Australian actuary and general manager of the Australian Mutual Provident Society

Richard Teece (29 April 1847 – 13 December 1928) was an Australian actuary, general manager and actuary of the Australian Mutual Provident Society.

Teece was born in Paihia, Bay of Islands, New Zealand, the son of William Teece and his wife Catherine, and went with his family to New South Wales in 1854 or in 1852. Teece was educated at the Goulburn Grammar School and from 1865 to 1867 at the University of Sydney. Teece was a keen sportsman, secretary of the University Boat Club and played in early intervarsity cricket matches and later with the Albert and I Zingari clubs.

Having gained a high reputation in connection with actuarial and assurance business, Teece was appointed general manager and actuary of the Australian Mutual Provident Society, a position of high responsibility.
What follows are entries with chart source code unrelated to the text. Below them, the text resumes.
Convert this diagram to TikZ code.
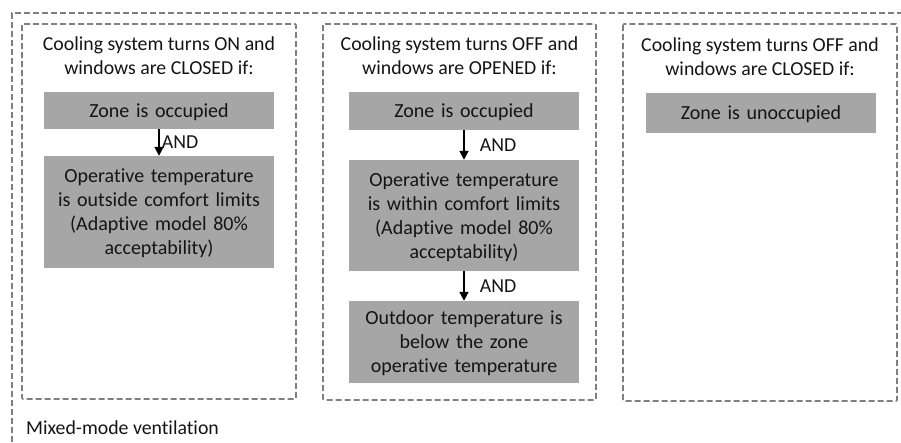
\documentclass[tikz,border=0pt]{standalone}
\usepackage{fontspec}
\setmainfont{Carlito}[RawFeature={-liga;-clig}]
\usetikzlibrary{arrows.meta}
\definecolor{framegray}{HTML}{7F7F7F}
\definecolor{boxgray}{HTML}{A6A6A6}
\definecolor{txt}{HTML}{141414}
\tikzset{
  frame/.style={draw=framegray, line width=1.6pt, dash pattern=on 6pt off 3pt, rounded corners=1pt},
  cond/.style={fill=boxgray, draw=none, minimum width=230pt, text width=226pt, align=center, inner sep=0pt, text=txt,
    font=\fontsize{20}{24}\selectfont,
    execute at begin node={\rule{0pt}{16.8pt}}, execute at end node={\rule[-1pt]{0pt}{1pt}}},
  title/.style={align=center, text=txt, font=\fontsize{19.8}{24}\selectfont, inner sep=0pt},
  andlbl/.style={text=txt, font=\fontsize{19.8}{24}\selectfont, inner sep=0pt, anchor=west},
  conn/.style={draw=black, line width=1.8pt, -{Triangle[width=9pt,length=9pt]}}
}
\begin{document}
\begin{tikzpicture}[x=1pt,y=-1pt]
\useasboundingbox (0,0) rectangle (901,442);
% outer frame (partially visible)
\draw[frame, rounded corners=0pt] (903,13) -- (12,13) -- (12,444);
\node[andlbl] (mm) at (26,428) {Mixed-mode ventilation};
% panels
\draw[frame] (22,24) rectangle (296,399);
\draw[frame] (323,24) rectangle (596,400);
\draw[frame] (623,24) rectangle (897,401);
% titles
\node[title] (t1) at (159,56) {Cooling system turns ON and\\windows are CLOSED if:};
\node[title] (t2) at (459.5,56) {Cooling system turns OFF and\\windows are OPENED if:};
\node[title] (t3) at (760,57) {Cooling system turns OFF and\\windows are CLOSED if:};
% panel 1
\node[cond, minimum height=37pt] (p1a) at (159,110.5) {Zone is occupied};
\node[cond, minimum height=112pt] (p1b) at (159,212) {Operative temperature\\is outside comfort limits\\(Adaptive model 80\%\\acceptability)};
\draw[conn] (p1a.south) -- (p1b.north) node[midway, andlbl, xshift=2pt] (and1) {AND};
% panel 2
\node[cond, minimum height=38pt] (p2a) at (464,111) {Zone is occupied};
\node[cond, minimum height=111pt] (p2b) at (464,215.5) {Operative temperature\\is within comfort limits\\(Adaptive model 80\%\\acceptability)};
\node[cond, minimum height=82pt] (p2c) at (464,342) {Outdoor temperature is\\below the zone\\operative temperature};
\draw[conn] (p2a.south) -- (p2b.north) node[midway, andlbl, xshift=15pt] (and2) {AND};
\draw[conn] (p2b.south) -- (p2c.north) node[midway, andlbl, xshift=15pt] (and3) {AND};
% panel 3
\node[cond, minimum height=40pt] (p3a) at (761,113) {Zone is unoccupied};
\end{tikzpicture}
\end{document}
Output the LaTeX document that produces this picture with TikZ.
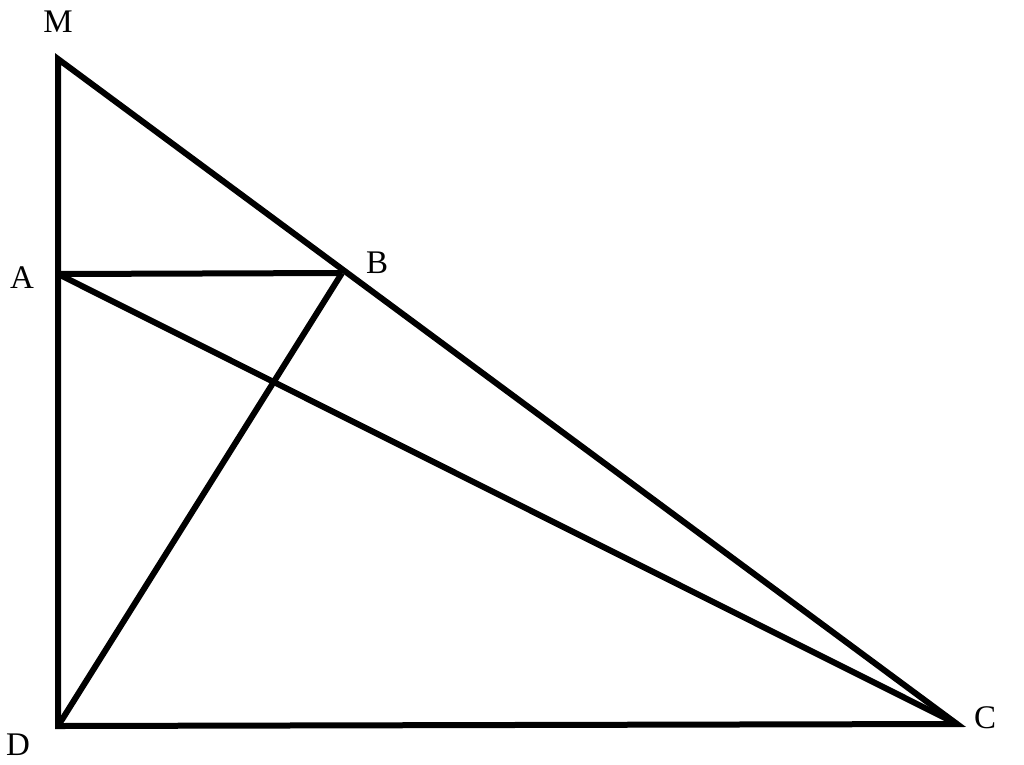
\documentclass[tikz,border=0pt]{standalone}
\usepackage{fontspec}
\setmainfont{Liberation Serif}
\usetikzlibrary{positioning}

\begin{document}
\begin{tikzpicture}[x=1pt,y=-1pt]
            \tikzset{edge/.style={line width=6pt, line join=miter},
                     lbl/.style={font=\fontsize{33}{36}\selectfont, inner sep=0pt}}
            \useasboundingbox (0,0) rectangle (1024,764);
            \coordinate (M) at (58,59);
            \coordinate (A) at (58,274);
            \coordinate (B) at (342,273);
            \coordinate (D) at (58,726);
            \coordinate (C) at (957,724);
            \node (lM) at (58,22) [lbl]{M};
            \node (lA) at (22,278) [lbl]{A};
            \node (lB) at (377,263) [lbl]{B};
            \node (lD) at (18,745) [lbl]{D};
            \node (lC) at (985,718) [lbl]{C};
            \draw[edge] (M) -- (D) -- (C) -- cycle;
            \draw[edge] (A) -- (B);
            \draw[edge] (A) -- (C);
            \draw[edge] (B) -- (D);

        \end{tikzpicture}
\end{document}
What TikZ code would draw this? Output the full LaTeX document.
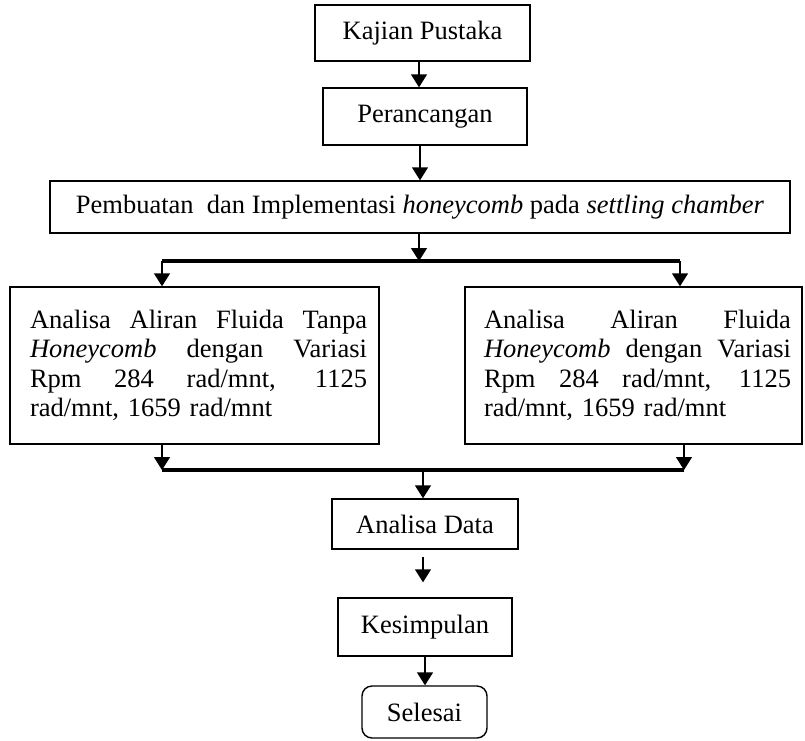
\documentclass[tikz,border=0pt]{standalone}
\usepackage{fontspec}
\setmainfont{Liberation Serif}
\usetikzlibrary{arrows.meta}
\newcommand\jline[2]{\makebox[#1][s]{\spaceskip=0pt\xspaceskip=0pt #2}}
\begin{document}
\begin{tikzpicture}[x=1pt,y=-1pt,
  every node/.style={font=\fontsize{26.5}{29.5}\selectfont},
  box/.style={draw,line width=1.4pt,rectangle,inner sep=0pt,align=center},
  tbox/.style={draw,line width=1.4pt,rectangle,inner ysep=0pt,align=left},
  arr/.style={line width=1.4pt,-{Triangle[length=13pt,width=16pt]}},
  bar/.style={line width=3.6pt}]
\useasboundingbox (0,0) rectangle (805,740);
\fill[white] (0,0) rectangle (805,740);

\node[box,minimum width=215pt,minimum height=56pt] (kp) at (422.5,33) {Kajian Pustaka};
\node[box,minimum width=204pt,minimum height=57pt] (pr) at (425,116.5) {Perancangan};
\node[box,minimum width=740pt,minimum height=52pt] (pb) at (420,207)
  {Pembuatan\ \ dan Implementasi \textit{honeycomb} pada \textit{settling chamber}};

\node[tbox,text width=345pt,inner xsep=12pt,minimum height=157pt] (lb) at (194.5,365.5)
  {\hspace*{8pt}\jline{337pt}{Analisa Aliran Fluida Tanpa}\\
   \hspace*{8pt}\jline{337pt}{\textit{Honeycomb} dengan Variasi}\\
   \hspace*{8pt}\jline{337pt}{Rpm 284 rad/mnt, 1125}\\
   \hspace*{8pt}rad/mnt, 1659 rad/mnt};
\node[tbox,text width=315pt,inner xsep=11pt,minimum height=157pt] (rb) at (633.5,365.5)
  {\hspace*{8pt}\jline{307pt}{Analisa Aliran Fluida}\\
   \hspace*{8pt}\jline{307pt}{\textit{Honeycomb} dengan Variasi}\\
   \hspace*{8pt}\jline{307pt}{Rpm 284 rad/mnt, 1125}\\
   \hspace*{8pt}rad/mnt, 1659 rad/mnt};

\node[box,minimum width=186pt,minimum height=50pt] (ad) at (425,524) {Analisa Data};
\node[box,minimum width=174pt,minimum height=58pt] (ks) at (425,627) {Kesimpulan};
\node[box,rounded corners=10pt,minimum width=125pt,minimum height=52pt] (se) at (424.5,712) {Selesai};

\coordinate (b1) at (419,261);
\coordinate (b1l) at (162,261);
\coordinate (b1r) at (680,261);
\coordinate (b2) at (423,470);
\coordinate (b2l) at (162,470);
\coordinate (b2r) at (684,470);

\draw[arr] ([xshift=-3.5pt]kp.south) -- ([xshift=-3.5pt]kp.south |- pr.north);
\draw[arr] ([xshift=-5pt]pr.south) -- ([xshift=-5pt]pr.south |- pb.north);
\draw[arr] (b1 |- pb.south) -- (b1);
\draw[bar] (b1l) -- (b1r);
\draw[arr] (b1l) -- (b1l |- lb.north);
\draw[arr] (b1r) -- (b1r |- rb.north);
\draw[arr] (b2l |- lb.south) -- (b2l);
\draw[arr] (b2r |- rb.south) -- (b2r);
\draw[bar] (b2l) -- (b2r);
\draw[arr] (b2) -- (b2 |- ad.north);
\draw[arr,shorten <=7pt,shorten >=15pt] ([xshift=-2pt]ad.south) -- ([xshift=-2pt]ad.south |- ks.north);
\draw[arr] (ks.south) -- (ks.south |- se.north);
\end{tikzpicture}
\end{document}
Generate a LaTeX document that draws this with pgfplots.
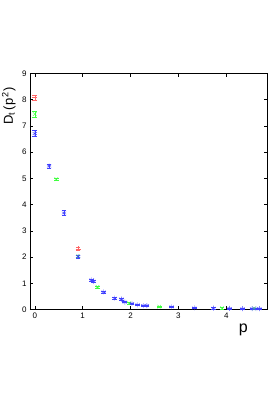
\documentclass[border=0pt]{standalone}
\usepackage{fontspec}
\setmainfont{Liberation Sans}
\usepackage{pgfplots}
\pgfplotsset{compat=1.18}
\colorlet{cr}{red!60}
\colorlet{cg}{green!75}
\colorlet{cb}{blue!75}
\begin{document}
\begin{tikzpicture}[x=1pt,y=1pt]
\path[use as bounding box] (0,0) rectangle (280,400);
\begin{axis}[
  at={(30pt,90.5pt)}, anchor=south west,
  scale only axis, width=237pt, height=236pt,
  xmin=-0.1, xmax=4.85, ymin=0, ymax=9,
  xtick={0,1,2,3,4}, ytick={0,1,...,9},
  tick align=inside, major tick length=3.5pt,
  axis line style={line width=0.8pt},
  tick style={line width=0.5pt, black},
  /pgf/number format/assume math mode=true,
  tick label style={font=\fontsize{8}{9}\selectfont},
  xlabel={p},
  xlabel style={font=\fontsize{16}{18}\selectfont, at={(rel axis cs:0.90,0)}, anchor=north, yshift=-11pt},
  ylabel={D\textsubscript{t}\,(p\textsuperscript{\,2})},
  ylabel style={font=\fontsize{13}{15}\selectfont, at={(rel axis cs:0,0.862)}, anchor=south, yshift=11pt},
  error bars/error mark options={rotate=90, mark size=2.3pt, line width=0.4pt},
]
\addplot[only marks, cr, mark=+, mark size=2.5pt, line width=0.4pt,
  error bars/.cd, y dir=both, y explicit]
  table[x=x, y=y, y error=e]{
x y e
0 8.08 0.10
0.906 2.31 0.05
};
\addplot[only marks, cg, mark=x, mark size=2.5pt, line width=0.4pt,
  error bars/.cd, y dir=both, y explicit]
  table[x=x, y=y, y error=e]{
x y e
0 7.45 0.12
0.45 4.97 0.05
0.906 2.03 0.05
1.31 0.86 0.03
1.97 0.24 0.02
2.60 0.11 0.02
3.91 0.05 0.02
4.58 0.04 0.02
};
\addplot[only marks, cb, mark=asterisk, mark size=2.5pt, line width=0.4pt,
  error bars/.cd, y dir=both, y explicit]
  table[x=x, y=y, y error=e]{
x y e
0 6.71 0.12
0.30 5.47 0.09
0.61 3.68 0.10
0.906 2.02 0.05
1.19 1.13 0.04
1.23 1.08 0.04
1.44 0.67 0.03
1.67 0.43 0.03
1.81 0.40 0.03
1.88 0.28 0.02
2.03 0.23 0.02
2.15 0.18 0.02
2.27 0.15 0.02
2.34 0.15 0.02
2.86 0.10 0.02
3.33 0.06 0.02
3.73 0.05 0.02
4.07 0.04 0.02
4.34 0.03 0.02
4.54 0.03 0.02
4.62 0.03 0.02
4.69 0.03 0.02
};
\end{axis}
\end{tikzpicture}
\end{document}
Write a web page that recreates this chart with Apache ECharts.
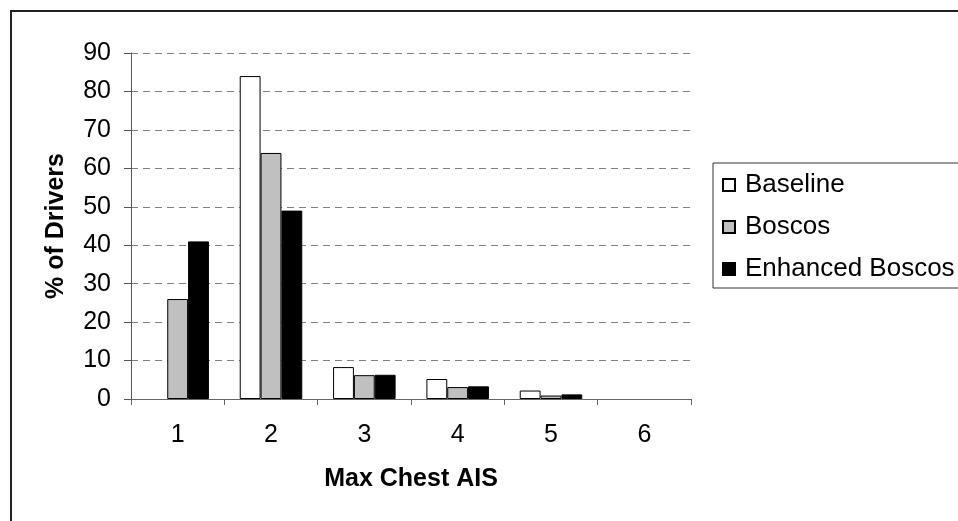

He has been President of the Free Trade and Liberal Association of New South Wales and President of the Australian Economic Association. He is also a Fellow and member of the senate of the University of Sydney, President of the Sydney Mechanics' School of Arts, a Fellow of the Institute of Actuaries of Great Britain and Ireland, member of the American Society of Actuaries, member of the British Economic Association, President of Section F at the meeting of the Australasian Association held in Hobart in January 1892. Teece married in Sydney on 12 February 1876, Miss Helena Palmer.

Teece was honorary secretary of the New South Wales Cricket Association and chairman of the Australian Cricket Board 1892–1893. Teece shot himself on 13 December 1928 at his home in Point Piper, survived by four sons and three daughters. Teece was buried in the Anglican section of Gore Hill Cemetery. A son, Richard Clive Teece (1877-1965), became a barrister; a daughter, Emma Linda Palmer Littlejohn (1883–1949), became a feminist and journalist. Two of his brothers, William and Cecil were members of the New South Wales Legislative Assembly for Goulburn.